May 1, 1995
Spending on prisons rose faster than any other category of general fund spending in states in 1995. The increasing cost of incarceration and high crime rates are leading some states to act on research that indicates that less costly prevention programs work over time.
A good preschool program can reduce the incidence and severity of criminal behavior in subsequent years among children who participate in them, according to studies.

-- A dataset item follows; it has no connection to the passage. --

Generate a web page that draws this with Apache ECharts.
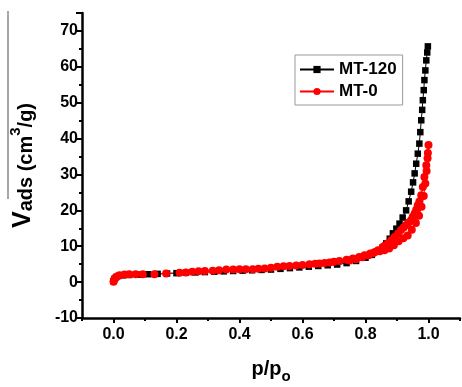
<!DOCTYPE html>
<html><head><meta charset="utf-8">
<script src="https://cdn.jsdelivr.net/npm/echarts@6/dist/echarts.min.js"></script>
<style>html,body{margin:0;padding:0;background:#fff}#c{width:462px;height:387px}</style>
</head><body><div id="c"></div>
<script>
// MT-120 (black squares)
const mt120X = [0.0,0.003,0.008,0.015,0.03,0.05,0.08,0.11,0.14,0.17,0.2,0.23,0.26,0.29,0.32,0.35,0.38,0.41,0.44,0.47,0.5,0.53,0.56,0.59,0.62,0.65,0.68,0.71,0.74,0.77,0.8,0.82,0.84,0.855,0.866,0.877,0.887,0.898,0.908,0.918,0.929,0.937,0.945,0.951,0.956,0.961,0.966,0.971,0.974,0.977,0.98,0.982,0.985,0.987,0.99,0.993,0.996,0.998];
const mt120Y = [0.3,0.9,1.4,1.7,1.9,2.0,2.1,2.2,2.3,2.4,2.5,2.6,2.7,2.8,2.9,3.0,3.1,3.2,3.3,3.4,3.5,3.7,3.9,4.1,4.3,4.5,4.7,4.9,5.3,5.9,6.8,7.6,8.6,9.7,10.8,12.1,13.6,14.9,16.3,18.0,20.0,22.5,25.2,27.8,30.3,33.0,35.8,38.6,41.8,45.1,48.0,50.7,53.5,56.3,59.0,61.8,64.0,65.7];
// MT-0 (red circles): adsorption then desorption
const mt0X = [0.0,0.002,0.005,0.01,0.019,0.035,0.05,0.07,0.093,0.13,0.167,0.21,0.23,0.25,0.27,0.29,0.315,0.335,0.358,0.38,0.4,0.42,0.442,0.46,0.48,0.5,0.52,0.54,0.559,0.58,0.6,0.622,0.64,0.654,0.67,0.686,0.7,0.717,0.74,0.76,0.78,0.797,0.815,0.83,0.845,0.86,0.875,0.89,0.905,0.92,0.934,0.947,0.96,0.97,0.978,0.985,0.99,0.994,0.997,1.0,
  0.998,0.993,0.987,0.982,0.977,0.971,0.966,0.961,0.956,0.95,0.945,0.937,0.929,0.921,0.913,0.903,0.892,0.882,0.871,0.862,0.855,0.84,0.825,0.81,0.79,0.77,0.75];
const mt0Y = [0.1,0.6,1.0,1.5,1.9,2.1,2.2,2.2,2.2,2.2,2.4,2.6,2.7,2.9,3.0,3.1,3.2,3.3,3.5,3.5,3.6,3.6,3.6,3.7,3.8,4.0,4.3,4.4,4.5,4.6,4.8,5.0,5.1,5.2,5.3,5.5,5.7,5.9,6.2,6.6,7.0,7.5,8.0,8.4,8.6,8.9,9.4,10.3,11.4,12.2,13.0,14.6,16.5,18.5,21.0,24.0,27.5,31.0,34.5,38.2,
  36.0,32.6,29.3,26.5,24.2,22.5,21.4,20.2,19.1,18.2,17.3,16.6,15.9,15.2,14.5,13.5,12.6,11.7,10.8,10.2,9.8,8.9,8.1,7.5,6.9,6.4,6.0];
const xMajorTicks = [0.0,0.2,0.4,0.6,0.8,1.0];
const xMinorTicks = [-0.1,0.1,0.3,0.5,0.7,0.9,1.1];

const pair = (xs, ys) => xs.map((x, i) => [x, ys[i]]);
const chart = echarts.init(document.getElementById('c'));
const F = 'Arial, "Liberation Sans", sans-serif';
const axisLine = {onZero:false, lineStyle:{color:'#000', width:2.5}};
chart.setOption({
  animation:false,
  grid:{left:82, top:13, width:378, height:305, containLabel:false, outerBoundsMode:'none'},
  legend:{
    left:295, top:55, orient:'vertical',
    data:['MT-120','MT-0'],
    borderColor:'#999', borderWidth:1, padding:[6,6,5,4], itemGap:5,
    itemWidth:34, itemHeight:9,
    textStyle:{fontFamily:F, fontWeight:'bold', fontSize:17, color:'#000'}
  },
  xAxis:[{
    type:'value', min:-0.1, max:1.1, position:'bottom',
    axisLine: axisLine, splitLine:{show:false},
    axisTick:{show:true, customValues:xMajorTicks, length:5, lineStyle:{color:'#000', width:2}},
    axisLabel:{customValues:xMajorTicks, margin:9, color:'#000', fontFamily:F, fontWeight:'bold', fontSize:16,
      formatter: v => v.toFixed(1)},
    name:'{a|p/p}{b|o}', nameLocation:'middle', nameGap:41,
    nameTextStyle:{color:'#000', fontFamily:F, fontWeight:'bold',
      rich:{a:{fontSize:20, fontWeight:'bold', fontFamily:F, lineHeight:20, verticalAlign:'top', color:'#000'},
            b:{fontSize:15, fontWeight:'bold', fontFamily:F, lineHeight:25, verticalAlign:'bottom', color:'#000'}}}
  },{
    type:'value', min:-0.1, max:1.1, position:'bottom',
    axisLine:{show:false, onZero:false}, splitLine:{show:false}, axisLabel:{show:false},
    axisTick:{show:true, customValues:xMinorTicks, length:3, lineStyle:{color:'#000', width:2}}
  }],
  yAxis:{
    type:'value', min:-10, max:75, interval:10,
    axisLine: axisLine, splitLine:{show:false},
    axisTick:{show:true, length:6, lineStyle:{color:'#000', width:2}},
    minorTick:{show:true, splitNumber:2, length:3, lineStyle:{color:'#000', width:2}},
    axisLabel:{margin:4, color:'#000', fontFamily:F, fontWeight:'bold', fontSize:16, showMaxLabel:false,
      formatter: v => (v > 70 ? '' : String(v))},
    name:'{v|V}{s|ads (cm}{u|3}{s|/g)}', nameLocation:'middle', nameGap:46, nameRotate:90,
    nameTextStyle:{color:'#000', fontFamily:F, fontWeight:'bold',
      rich:{v:{fontSize:25, fontWeight:'bold', fontFamily:F, lineHeight:28, verticalAlign:'bottom', color:'#000'},
            s:{fontSize:20, fontWeight:'bold', fontFamily:F, lineHeight:23, verticalAlign:'bottom', color:'#000'},
            u:{fontSize:15, fontWeight:'bold', fontFamily:F, lineHeight:15, verticalAlign:'top', color:'#000'}}}
  },
  graphic:[{type:'line', shape:{x1:8, y1:11, x2:8, y2:199}, style:{stroke:'#888', lineWidth:1.5}}],
  series:[{
    name:'MT-120', type:'line', data:pair(mt120X, mt120Y), xAxisIndex:0,
    symbol:'rect', symbolSize:6.5, showAllSymbol:true,
    itemStyle:{color:'#000'}, lineStyle:{color:'#000', width:1}
  },{
    name:'MT-0', type:'line', data:pair(mt0X, mt0Y), xAxisIndex:0,
    symbol:'circle', symbolSize:8, showAllSymbol:true,
    itemStyle:{color:'#ff0000'}, lineStyle:{color:'#ff0000', width:1}
  }]
});
</script></body></html>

For example:
- A preschool program reduced the costs of crime by nearly $150,000 per participant over a lifetime, according to Significant Benefits, a 1993 study on the High/Scope Perry Preschool Project in Ypilanti, Mich.
- After 20 years, participants in High/Scope had fewer arrests than a control group, and they were also five times less likely to have been arrested five or more times.
- Only 6 percent of the children in another program providing child care and home visits to very poor families became adolescent probation cases, compared to 22 percent in a control group, according to a Syracuse University study.
- Non-participants committed more robberies, burglaries and physical and sexual assaults, and had 10 times higher juvenile justice system costs per child than participants.
- Los Angeles County delinquency prevention programs saved $1.40 for every $1 spent, according to a 1984 Vanderbilt University study.
Minnesota, Tennessee, Washington, North Carolina and Pennsylvania are among the states that have significantly increased funding for crime prevention programs, particularly those targeted toward children in populations identified as "at risk" to become criminals -- such as single-parent andlow-income families.
Yet less than 40 percent of poor 3- and 4-year-olds participate in preschool, including Head Start, according to the General Accounting Office and the Head Start Bureau.